A massiva qualificação dos ministrantes e de suas exposições, aliadas à relevância do tema, fazem um convite quase irrecusável a todos que desejem conhecer um pouco mais da inteligência artificial, sobretudo no que toca às intersecções entre tecnologia e Direito.
Alessandro Diaferia
Juiz Federal
Coordenador do evento
O Avanço da Inteligência Artificial e a Justiça 22/11/2019 - parte 1
Na primeira parte do evento, temos duas exposições, a seguir referidas:
Reconhecimento facial na realidade brasileira. Instrumentos e tecnologias
Sob a presidência de mesa do Desembargador Federal Paulo Sérgio Domingues, a primeira exposição é trazida por Eduardo Fernandes Gonçalves, Capitão da Polícia Militar do Estado de São Paulo, que, à época do evento, atuava junto ao Ministério da Justiça e da Segurança Pública. Com grande experiência no tema da segurança pública, tanto na sua formação quanto no exercício de suas funções, o expositor traz um panorama bastante amplo acerca das formas de utilização prática da inteligência artificial no Brasil, bem como questões que surgem em decorrência dessa técnica.

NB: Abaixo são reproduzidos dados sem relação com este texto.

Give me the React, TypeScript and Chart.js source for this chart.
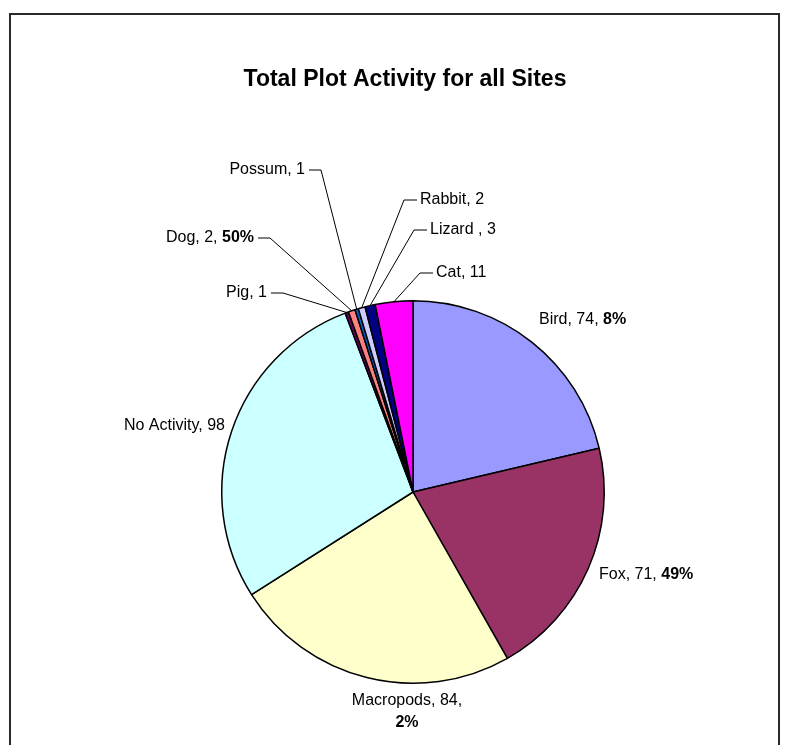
import React, { useEffect, useRef } from 'react';
import { Chart, registerables } from 'chart.js';

Chart.register(...registerables);

const TITLE = 'Total Plot Activity for all Sites';
const categories = ['Bird', 'Fox', 'Macropods', 'No Activity', 'Pig', 'Dog', 'Possum', 'Rabbit', 'Lizard ', 'Cat'];
const counts = [74, 71, 84, 98, 1, 2, 1, 2, 3, 11];
const percentTexts = ['8%', '49%', '2%', '', '', '50%', '', '', '', ''];
const sliceColors = ['#9999FF', '#993366', '#FFFFCC', '#CCFFFF', '#660066', '#FF8080', '#0066CC', '#CCCCFF', '#000080', '#FF00FF'];

// label placement: offsets (px) from the pie centre, text alignment, leader line
const labelLayout = [
  { dx: 126, dy: -172, align: 'left', leader: false },
  { dx: 186, dy: 83, align: 'left', leader: false },
  { dx: -6, dy: 209, align: 'center', leader: false, wrap: true },
  { dx: -188, dy: -66, align: 'right', leader: false },
  { dx: -146, dy: -199, align: 'right', leader: true },
  { dx: -159, dy: -254, align: 'right', leader: true },
  { dx: -108, dy: -322, align: 'right', leader: true },
  { dx: 7, dy: -292, align: 'left', leader: true },
  { dx: 17, dy: -262, align: 'left', leader: true },
  { dx: 23, dy: -219, align: 'left', leader: true },
];

const FONT = '"Liberation Sans", Arial, sans-serif';
const LABEL_SIZE = 16;
const TITLE_SIZE = 23;

const framePlugin = {
  id: 'frameAndTitle',
  beforeDraw(chart: any) {
    const ctx = chart.ctx;
    ctx.save();
    ctx.fillStyle = '#ffffff';
    ctx.fillRect(0, 0, chart.width, chart.height);
    ctx.strokeStyle = '#2a2a2a';
    ctx.lineWidth = 2;
    ctx.beginPath();
    ctx.moveTo(10, chart.height + 2);
    ctx.lineTo(10, 14);
    ctx.lineTo(779, 14);
    ctx.lineTo(779, chart.height + 2);
    ctx.stroke();
    ctx.fillStyle = '#000';
    ctx.font = `bold ${TITLE_SIZE}px ${FONT}`;
    ctx.textAlign = 'center';
    ctx.textBaseline = 'middle';
    ctx.fillText(TITLE, 405, 80);
    ctx.restore();
  },
};

const labelPlugin = {
  id: 'sliceLabels',
  afterDraw(chart: any) {
    const ctx = chart.ctx;
    const meta = chart.getDatasetMeta(0);
    ctx.save();
    ctx.fillStyle = '#000';
    ctx.strokeStyle = '#000';
    ctx.lineWidth = 1;
    ctx.textBaseline = 'middle';
    ctx.textAlign = 'left';
    const normal = `${LABEL_SIZE}px ${FONT}`;
    const bold = `bold ${LABEL_SIZE}px ${FONT}`;
    meta.data.forEach((arc: any, i: number) => {
      const p = arc.getProps(['x', 'y', 'startAngle', 'endAngle', 'outerRadius'], true);
      const mid = (p.startAngle + p.endAngle) / 2;
      const ex = p.x + Math.cos(mid) * p.outerRadius;
      const ey = p.y + Math.sin(mid) * p.outerRadius;
      const L: any = labelLayout[i];
      const lx = p.x + L.dx;
      const ly = p.y + L.dy;
      const pct = percentTexts[i];
      if (L.wrap) {
        const line1 = `${categories[i]}, ${counts[i]},`;
        ctx.font = normal;
        const w1 = ctx.measureText(line1).width;
        ctx.fillText(line1, lx - w1 / 2, ly);
        if (pct) {
          ctx.font = bold;
          const w2 = ctx.measureText(pct).width;
          ctx.fillText(pct, lx - w2 / 2, ly + 22);
        }
      } else {
        const main = `${categories[i]}, ${counts[i]}` + (pct ? ', ' : '');
        ctx.font = normal;
        const w1 = ctx.measureText(main).width;
        ctx.font = bold;
        const w2 = pct ? ctx.measureText(pct).width : 0;
        const total = w1 + w2;
        const left = L.align === 'left' ? lx : L.align === 'right' ? lx - total : lx - total / 2;
        ctx.font = normal;
        ctx.fillText(main, left, ly);
        if (pct) {
          ctx.font = bold;
          ctx.fillText(pct, left + w1, ly);
        }
      }
      if (L.leader) {
        let sx: number, bx: number;
        if (L.align === 'right') {
          sx = lx + 4;
          bx = lx + 16;
        } else {
          sx = lx - 3;
          bx = lx - 16;
        }
        ctx.beginPath();
        ctx.moveTo(sx, ly);
        ctx.lineTo(bx, ly);
        ctx.lineTo(ex, ey);
        ctx.stroke();
      }
    });
    ctx.restore();
  },
};

export default function App() {
  const canvasRef = useRef<HTMLCanvasElement | null>(null);
  useEffect(() => {
    if (!canvasRef.current) return;
    const chart = new Chart(canvasRef.current, {
      type: 'pie',
      data: {
        labels: categories,
        datasets: [
          {
            data: counts,
            backgroundColor: sliceColors,
            borderColor: '#000000',
            borderWidth: 1.5,
          },
        ],
      },
      options: {
        responsive: false,
        maintainAspectRatio: false,
        animation: false,
        layout: { padding: { left: 221, right: 190, top: 300, bottom: 61 } },
        plugins: {
          legend: { display: false },
          tooltip: { enabled: false },
          title: { display: false },
        },
      },
      plugins: [framePlugin, labelPlugin],
    });
    return () => chart.destroy();
  }, []);
  return (
    <div style={{ position: 'absolute', left: 0, top: 0, width: 795, height: 745 }}>
      <canvas ref={canvasRef} width={795} height={745} style={{ display: 'block' }} />
    </div>
  );
}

Atualidades do reconhecimento facial na experiência dos Estados Unidos da América
Com mesa de trabalho presidida pelo coordenador do evento, Professor Flávio Luiz Yarshell, o advogado norteamericano Alan Berkeley, militante no Distrito Federal dos Estados Unidos da América há diversas décadas, conta como a utilização da inteligência artificial impactou a realidade jurídica em seu país, chamando atenção para a necessidade de cautela com direitos individuais, algo bastante caro à ordem constitucional lá vigente. Proferida em idioma inglês, a fala do advogado Alan Berkeley contou com versão simultânea para o português para os presentes ao evento.
O Avanço da Inteligência Artificial e a Justiça 22/11/2019 - parte 2
Na segunda parte do evento, agora aprofundando a matéria jurídica propriamente dita, seguimos com as exposições a seguir referidas.
Reconhecimento facial e suas repercussões no processo penal
Sob presidência de mesa do Juiz Federal Alessandro Diaferia, a exposição do Professor Gustavo Henrique righi ivahy Badaró toca em temas sensíveis atinentes ao processo penal, com a densidade e consistência que lhe são características, como doutrinador e professor consagrado.
Inteligência artificial a teoria geral da prova
Presidida pelo Desembargador Federal Mairan Maia, a mesa de encerramento contou com a exposição do coordenador do evento, Professor Flávio Luiz Yarshell, que dispensa apresentações, dado seu notório reconhecimento na doutrina nacional e estrangeira, e que situou a inteligência artificial no contexto da teoria geral da prova, agregando pontos extremamente relevantes para o estudo do tema.